Memory is not released even if I cannot access to tensors

I’m implementing GradCAM now, but it seems there’s memory leak.

In GradCAM class, I registered hook like below

class GradCAM:

    def __init__(self, module, target_layer):
        self.module = module
        self.target_layer = target_layer
        self.target_output = None
        self.target_output_grad = None

        def forward_hook(_, __, output):
            self.target_output = output.clone()

        def backward_hook(_, __, grad_output):
            assert len(grad_output) == 1
            self.target_output_grad = grad_output[0].clone()
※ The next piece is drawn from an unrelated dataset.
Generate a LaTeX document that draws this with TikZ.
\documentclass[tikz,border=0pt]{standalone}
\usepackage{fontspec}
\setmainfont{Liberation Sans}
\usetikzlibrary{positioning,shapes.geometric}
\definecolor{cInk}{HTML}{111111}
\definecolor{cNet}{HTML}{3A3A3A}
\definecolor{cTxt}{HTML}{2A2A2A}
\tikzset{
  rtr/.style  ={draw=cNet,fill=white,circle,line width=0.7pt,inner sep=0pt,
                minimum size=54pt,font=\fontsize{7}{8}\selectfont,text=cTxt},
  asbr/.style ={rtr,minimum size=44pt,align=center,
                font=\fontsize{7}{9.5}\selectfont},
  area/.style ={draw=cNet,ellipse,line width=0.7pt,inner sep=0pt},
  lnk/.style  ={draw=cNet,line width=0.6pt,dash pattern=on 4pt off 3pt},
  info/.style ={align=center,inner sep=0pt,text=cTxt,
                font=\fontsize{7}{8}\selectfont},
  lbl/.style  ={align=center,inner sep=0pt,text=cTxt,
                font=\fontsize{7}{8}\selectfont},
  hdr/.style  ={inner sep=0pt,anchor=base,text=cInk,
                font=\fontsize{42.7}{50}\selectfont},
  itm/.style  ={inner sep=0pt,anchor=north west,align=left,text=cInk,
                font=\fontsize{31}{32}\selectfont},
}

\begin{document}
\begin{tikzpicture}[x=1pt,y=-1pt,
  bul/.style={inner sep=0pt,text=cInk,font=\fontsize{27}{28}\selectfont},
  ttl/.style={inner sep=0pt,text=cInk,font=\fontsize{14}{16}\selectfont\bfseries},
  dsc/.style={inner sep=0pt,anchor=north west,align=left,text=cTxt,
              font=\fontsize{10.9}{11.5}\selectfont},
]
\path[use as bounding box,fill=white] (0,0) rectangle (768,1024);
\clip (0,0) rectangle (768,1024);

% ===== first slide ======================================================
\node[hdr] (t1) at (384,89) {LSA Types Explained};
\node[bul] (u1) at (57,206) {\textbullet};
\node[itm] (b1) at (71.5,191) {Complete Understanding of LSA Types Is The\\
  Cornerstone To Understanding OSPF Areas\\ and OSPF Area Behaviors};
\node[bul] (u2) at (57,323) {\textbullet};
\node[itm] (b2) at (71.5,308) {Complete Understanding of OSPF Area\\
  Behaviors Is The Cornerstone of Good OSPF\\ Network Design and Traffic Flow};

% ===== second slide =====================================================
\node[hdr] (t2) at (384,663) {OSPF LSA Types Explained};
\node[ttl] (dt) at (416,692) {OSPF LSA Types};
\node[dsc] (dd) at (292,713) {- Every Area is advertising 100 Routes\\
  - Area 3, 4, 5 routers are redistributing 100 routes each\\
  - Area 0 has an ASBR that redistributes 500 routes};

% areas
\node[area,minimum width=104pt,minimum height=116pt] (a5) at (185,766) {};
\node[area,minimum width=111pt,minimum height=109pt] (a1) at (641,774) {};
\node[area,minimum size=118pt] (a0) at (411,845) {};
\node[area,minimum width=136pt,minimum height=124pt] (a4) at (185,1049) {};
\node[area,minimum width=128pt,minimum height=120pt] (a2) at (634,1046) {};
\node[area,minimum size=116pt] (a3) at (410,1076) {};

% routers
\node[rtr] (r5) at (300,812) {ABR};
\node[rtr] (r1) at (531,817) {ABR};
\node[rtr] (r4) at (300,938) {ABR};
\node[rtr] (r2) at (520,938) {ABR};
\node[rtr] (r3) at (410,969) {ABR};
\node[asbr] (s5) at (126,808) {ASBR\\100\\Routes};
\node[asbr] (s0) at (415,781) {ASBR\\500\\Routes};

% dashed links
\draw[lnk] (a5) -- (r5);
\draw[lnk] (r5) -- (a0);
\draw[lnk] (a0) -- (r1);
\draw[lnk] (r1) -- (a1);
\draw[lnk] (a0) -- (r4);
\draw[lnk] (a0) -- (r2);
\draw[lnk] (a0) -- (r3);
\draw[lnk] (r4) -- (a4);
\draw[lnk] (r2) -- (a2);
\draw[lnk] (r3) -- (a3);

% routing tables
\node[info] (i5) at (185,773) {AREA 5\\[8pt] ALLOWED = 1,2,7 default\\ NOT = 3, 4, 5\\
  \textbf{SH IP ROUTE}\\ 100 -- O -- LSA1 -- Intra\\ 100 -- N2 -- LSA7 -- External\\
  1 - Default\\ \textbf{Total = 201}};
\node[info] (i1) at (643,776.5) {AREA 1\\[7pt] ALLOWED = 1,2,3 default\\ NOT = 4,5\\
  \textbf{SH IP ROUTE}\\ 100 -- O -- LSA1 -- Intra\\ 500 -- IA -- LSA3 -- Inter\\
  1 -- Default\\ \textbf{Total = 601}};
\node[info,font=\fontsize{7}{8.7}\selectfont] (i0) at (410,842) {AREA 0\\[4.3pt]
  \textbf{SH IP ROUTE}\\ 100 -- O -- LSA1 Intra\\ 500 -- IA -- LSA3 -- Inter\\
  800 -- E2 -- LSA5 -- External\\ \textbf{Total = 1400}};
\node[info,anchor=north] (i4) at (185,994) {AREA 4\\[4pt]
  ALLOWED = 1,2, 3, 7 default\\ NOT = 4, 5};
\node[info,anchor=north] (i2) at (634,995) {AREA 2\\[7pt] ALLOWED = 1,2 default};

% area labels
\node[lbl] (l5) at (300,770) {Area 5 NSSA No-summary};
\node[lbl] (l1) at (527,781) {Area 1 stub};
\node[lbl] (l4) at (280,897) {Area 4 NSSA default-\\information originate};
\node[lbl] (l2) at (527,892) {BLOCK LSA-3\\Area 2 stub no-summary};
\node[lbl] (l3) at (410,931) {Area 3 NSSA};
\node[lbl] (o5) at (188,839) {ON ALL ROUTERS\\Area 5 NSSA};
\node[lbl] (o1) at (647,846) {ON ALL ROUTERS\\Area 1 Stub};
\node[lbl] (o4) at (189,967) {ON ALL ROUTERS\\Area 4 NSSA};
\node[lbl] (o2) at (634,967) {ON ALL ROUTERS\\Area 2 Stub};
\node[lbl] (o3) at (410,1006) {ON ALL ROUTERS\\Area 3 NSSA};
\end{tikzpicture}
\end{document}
and to get GradCAM result,

    def get_grad_cam(self, image, target_class=None, counter=False):
        out = self.forward_pass(image)
        # ... skip code calculating onehot

        grad = self.target_output_grad
        grad = F.adaptive_avg_pool2d(grad, 1)

        feature = self.target_output * grad
        feature = F.relu(torch.sum(feature, dim=1))
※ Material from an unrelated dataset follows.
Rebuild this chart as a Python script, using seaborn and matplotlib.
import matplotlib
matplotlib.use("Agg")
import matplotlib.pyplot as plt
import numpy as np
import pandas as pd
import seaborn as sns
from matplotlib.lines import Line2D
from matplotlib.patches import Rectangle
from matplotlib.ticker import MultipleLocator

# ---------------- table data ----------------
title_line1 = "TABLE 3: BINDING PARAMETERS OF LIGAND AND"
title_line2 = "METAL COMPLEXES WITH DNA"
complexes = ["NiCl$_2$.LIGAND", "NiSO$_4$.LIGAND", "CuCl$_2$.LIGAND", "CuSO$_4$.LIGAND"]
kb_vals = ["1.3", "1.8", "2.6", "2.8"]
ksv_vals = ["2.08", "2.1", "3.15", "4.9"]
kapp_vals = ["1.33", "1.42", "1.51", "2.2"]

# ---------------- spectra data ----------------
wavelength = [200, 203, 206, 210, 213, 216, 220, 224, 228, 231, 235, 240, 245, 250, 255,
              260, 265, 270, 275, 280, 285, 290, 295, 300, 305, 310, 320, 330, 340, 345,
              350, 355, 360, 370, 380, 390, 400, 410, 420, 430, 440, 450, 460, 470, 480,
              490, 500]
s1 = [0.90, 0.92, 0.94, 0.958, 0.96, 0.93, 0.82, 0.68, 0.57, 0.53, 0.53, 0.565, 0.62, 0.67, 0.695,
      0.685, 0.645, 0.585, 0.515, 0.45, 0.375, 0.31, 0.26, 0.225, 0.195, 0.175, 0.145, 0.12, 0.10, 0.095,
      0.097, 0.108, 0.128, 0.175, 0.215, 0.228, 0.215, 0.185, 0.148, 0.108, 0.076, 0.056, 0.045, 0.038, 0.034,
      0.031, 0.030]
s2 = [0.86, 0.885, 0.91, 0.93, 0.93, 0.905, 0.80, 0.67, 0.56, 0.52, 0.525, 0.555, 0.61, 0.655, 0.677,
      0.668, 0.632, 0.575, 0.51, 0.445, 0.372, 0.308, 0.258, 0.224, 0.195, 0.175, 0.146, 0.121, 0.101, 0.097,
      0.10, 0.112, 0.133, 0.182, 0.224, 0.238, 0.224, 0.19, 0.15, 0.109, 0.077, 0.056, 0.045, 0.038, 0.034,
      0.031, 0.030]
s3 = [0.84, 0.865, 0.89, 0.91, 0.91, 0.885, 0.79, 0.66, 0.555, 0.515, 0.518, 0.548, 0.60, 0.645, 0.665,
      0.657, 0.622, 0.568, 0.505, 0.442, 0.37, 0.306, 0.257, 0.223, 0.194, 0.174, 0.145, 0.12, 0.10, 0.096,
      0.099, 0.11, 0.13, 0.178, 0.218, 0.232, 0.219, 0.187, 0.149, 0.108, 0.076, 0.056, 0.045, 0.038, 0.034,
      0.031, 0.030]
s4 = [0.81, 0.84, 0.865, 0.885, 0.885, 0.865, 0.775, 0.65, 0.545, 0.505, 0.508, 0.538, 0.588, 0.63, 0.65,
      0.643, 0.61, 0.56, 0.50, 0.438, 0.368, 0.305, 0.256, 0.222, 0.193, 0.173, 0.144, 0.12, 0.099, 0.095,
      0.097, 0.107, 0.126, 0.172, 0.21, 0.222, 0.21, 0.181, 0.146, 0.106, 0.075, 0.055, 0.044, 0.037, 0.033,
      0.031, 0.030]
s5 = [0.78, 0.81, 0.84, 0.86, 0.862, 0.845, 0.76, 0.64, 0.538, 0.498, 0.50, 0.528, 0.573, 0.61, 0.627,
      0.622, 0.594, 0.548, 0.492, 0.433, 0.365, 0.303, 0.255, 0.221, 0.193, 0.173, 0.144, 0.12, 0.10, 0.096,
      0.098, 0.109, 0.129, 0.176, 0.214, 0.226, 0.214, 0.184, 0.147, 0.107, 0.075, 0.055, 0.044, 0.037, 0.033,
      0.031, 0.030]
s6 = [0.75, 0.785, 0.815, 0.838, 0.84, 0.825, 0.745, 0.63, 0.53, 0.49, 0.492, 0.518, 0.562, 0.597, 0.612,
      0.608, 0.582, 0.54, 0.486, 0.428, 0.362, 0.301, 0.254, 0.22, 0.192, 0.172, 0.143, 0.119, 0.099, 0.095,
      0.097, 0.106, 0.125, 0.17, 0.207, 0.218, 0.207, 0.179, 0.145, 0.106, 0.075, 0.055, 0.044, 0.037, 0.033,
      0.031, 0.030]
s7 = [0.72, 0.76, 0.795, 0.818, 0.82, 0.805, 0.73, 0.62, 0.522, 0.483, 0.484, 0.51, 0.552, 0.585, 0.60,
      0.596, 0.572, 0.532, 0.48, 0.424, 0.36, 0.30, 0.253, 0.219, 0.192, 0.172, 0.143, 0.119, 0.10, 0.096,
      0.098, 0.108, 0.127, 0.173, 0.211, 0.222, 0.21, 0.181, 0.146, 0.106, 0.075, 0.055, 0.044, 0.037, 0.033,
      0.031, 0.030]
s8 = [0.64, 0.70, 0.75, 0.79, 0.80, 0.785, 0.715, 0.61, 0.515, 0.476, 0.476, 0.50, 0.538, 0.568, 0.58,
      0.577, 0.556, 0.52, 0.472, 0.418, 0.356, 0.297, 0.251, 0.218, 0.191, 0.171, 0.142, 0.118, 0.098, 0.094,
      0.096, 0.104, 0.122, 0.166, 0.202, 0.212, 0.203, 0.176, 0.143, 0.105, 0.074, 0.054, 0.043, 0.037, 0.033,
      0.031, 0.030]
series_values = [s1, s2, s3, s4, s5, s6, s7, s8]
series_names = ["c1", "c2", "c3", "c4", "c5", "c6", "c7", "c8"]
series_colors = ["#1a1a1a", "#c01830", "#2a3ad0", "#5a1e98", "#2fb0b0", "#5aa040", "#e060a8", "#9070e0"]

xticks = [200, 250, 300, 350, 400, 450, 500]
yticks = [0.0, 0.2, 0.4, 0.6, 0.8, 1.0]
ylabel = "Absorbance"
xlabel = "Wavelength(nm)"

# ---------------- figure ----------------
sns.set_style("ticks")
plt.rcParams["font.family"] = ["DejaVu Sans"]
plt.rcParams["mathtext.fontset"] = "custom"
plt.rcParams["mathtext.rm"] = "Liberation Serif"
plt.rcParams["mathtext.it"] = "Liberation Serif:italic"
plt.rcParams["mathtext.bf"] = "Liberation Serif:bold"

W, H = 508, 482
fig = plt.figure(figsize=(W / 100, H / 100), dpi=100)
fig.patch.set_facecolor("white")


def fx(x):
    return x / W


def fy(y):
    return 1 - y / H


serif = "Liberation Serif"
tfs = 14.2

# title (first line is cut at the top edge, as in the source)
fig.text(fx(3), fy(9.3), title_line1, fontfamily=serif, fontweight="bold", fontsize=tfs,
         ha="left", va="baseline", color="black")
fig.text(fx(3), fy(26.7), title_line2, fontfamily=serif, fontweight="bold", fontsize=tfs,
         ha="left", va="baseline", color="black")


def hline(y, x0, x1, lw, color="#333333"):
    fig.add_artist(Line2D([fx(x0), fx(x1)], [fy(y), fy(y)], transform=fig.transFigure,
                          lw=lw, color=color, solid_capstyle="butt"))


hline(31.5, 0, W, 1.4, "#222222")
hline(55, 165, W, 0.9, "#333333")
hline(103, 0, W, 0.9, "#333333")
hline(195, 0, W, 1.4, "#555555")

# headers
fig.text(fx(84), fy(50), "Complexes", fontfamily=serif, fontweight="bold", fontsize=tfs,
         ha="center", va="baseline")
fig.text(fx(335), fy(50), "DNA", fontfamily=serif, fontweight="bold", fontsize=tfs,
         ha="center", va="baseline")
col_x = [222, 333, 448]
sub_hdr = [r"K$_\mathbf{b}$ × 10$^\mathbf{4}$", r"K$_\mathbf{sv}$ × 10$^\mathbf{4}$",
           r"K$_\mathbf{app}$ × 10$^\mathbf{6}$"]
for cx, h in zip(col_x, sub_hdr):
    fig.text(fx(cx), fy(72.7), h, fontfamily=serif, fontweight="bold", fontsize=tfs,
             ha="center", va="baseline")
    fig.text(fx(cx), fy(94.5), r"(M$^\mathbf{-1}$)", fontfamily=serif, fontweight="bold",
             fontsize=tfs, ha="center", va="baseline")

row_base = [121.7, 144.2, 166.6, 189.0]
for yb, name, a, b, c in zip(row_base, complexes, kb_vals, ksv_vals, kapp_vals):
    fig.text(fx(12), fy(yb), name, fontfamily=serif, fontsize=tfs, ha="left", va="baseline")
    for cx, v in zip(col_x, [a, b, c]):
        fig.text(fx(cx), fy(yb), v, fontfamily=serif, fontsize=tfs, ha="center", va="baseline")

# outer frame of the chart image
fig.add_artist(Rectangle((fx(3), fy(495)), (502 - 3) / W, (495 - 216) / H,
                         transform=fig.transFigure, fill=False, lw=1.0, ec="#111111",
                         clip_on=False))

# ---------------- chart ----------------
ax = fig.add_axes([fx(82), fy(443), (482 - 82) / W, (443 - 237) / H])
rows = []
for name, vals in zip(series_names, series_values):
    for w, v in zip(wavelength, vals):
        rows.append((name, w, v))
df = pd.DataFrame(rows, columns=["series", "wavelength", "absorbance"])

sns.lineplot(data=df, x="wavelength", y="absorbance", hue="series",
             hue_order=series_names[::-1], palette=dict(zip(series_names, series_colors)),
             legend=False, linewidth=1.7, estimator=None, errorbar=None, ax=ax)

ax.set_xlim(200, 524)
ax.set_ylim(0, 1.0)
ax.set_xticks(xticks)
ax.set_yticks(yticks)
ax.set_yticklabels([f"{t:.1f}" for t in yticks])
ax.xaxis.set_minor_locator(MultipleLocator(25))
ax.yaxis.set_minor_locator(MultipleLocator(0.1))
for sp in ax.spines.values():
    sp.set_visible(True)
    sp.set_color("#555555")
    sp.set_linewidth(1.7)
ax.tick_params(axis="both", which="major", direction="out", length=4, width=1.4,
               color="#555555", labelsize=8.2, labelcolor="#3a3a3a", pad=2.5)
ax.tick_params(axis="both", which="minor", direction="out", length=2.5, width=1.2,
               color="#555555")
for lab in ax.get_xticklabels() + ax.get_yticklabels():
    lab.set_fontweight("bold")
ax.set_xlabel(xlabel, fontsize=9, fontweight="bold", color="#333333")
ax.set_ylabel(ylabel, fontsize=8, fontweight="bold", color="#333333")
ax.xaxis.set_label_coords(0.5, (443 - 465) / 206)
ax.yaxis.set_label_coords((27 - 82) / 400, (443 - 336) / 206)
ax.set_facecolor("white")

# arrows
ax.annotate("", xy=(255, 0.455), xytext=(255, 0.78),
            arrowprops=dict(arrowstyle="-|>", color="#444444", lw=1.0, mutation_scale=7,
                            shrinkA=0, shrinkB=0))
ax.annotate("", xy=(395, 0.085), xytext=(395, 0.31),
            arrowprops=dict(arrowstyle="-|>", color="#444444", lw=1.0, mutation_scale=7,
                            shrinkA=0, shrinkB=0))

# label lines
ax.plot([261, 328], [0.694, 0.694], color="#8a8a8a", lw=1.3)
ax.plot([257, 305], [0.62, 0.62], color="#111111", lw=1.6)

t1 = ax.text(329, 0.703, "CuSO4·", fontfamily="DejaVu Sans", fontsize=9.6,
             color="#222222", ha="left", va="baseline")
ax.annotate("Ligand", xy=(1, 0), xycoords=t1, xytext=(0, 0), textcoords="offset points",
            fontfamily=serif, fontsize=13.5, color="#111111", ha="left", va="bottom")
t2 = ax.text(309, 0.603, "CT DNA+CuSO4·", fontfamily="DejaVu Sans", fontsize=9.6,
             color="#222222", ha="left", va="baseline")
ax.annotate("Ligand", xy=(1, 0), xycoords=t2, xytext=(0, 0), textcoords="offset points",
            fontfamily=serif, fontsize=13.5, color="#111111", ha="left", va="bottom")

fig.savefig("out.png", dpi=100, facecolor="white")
        #### del self.target_output, self.target_output_grad

        return feature.squeeze().detach().cpu().numpy()

And this is the code using above GradCAM class.

def foo():
    model = models.resnet101(pretrained=False)
    target_layer = model.layer4[-1].conv3
    cam = GradCAM(model, target_layer)

    # ... skip code loading image
    out = cam.get_grad_cam(image_t, target_class=-1, counter=True)
    out = grad_utils.build_heatmap(out, size=image_sz_cv2)

    del model, cam
    return 'dummy_string'

However, when I run following code, there are some tensors not released even if all of there references are deleted.

def main():
    cnt = 0
    for obj in gc.get_objects():
            if torch.is_tensor(obj) or (hasattr(obj, 'data') and torch.is_tensor(
                cnt += 1
    print('cnt', cnt)

The problem is gone when I add del self.target_output, self.target_output_grad at the end of get_grad_cam function, but I don’t understand why such phenomenon happens.

In my thought, both self.target_output , self.target_output_grad and all other computational graphs should be released when foo() is called at main(), since no any reference exists fore them. Is there any point I missed?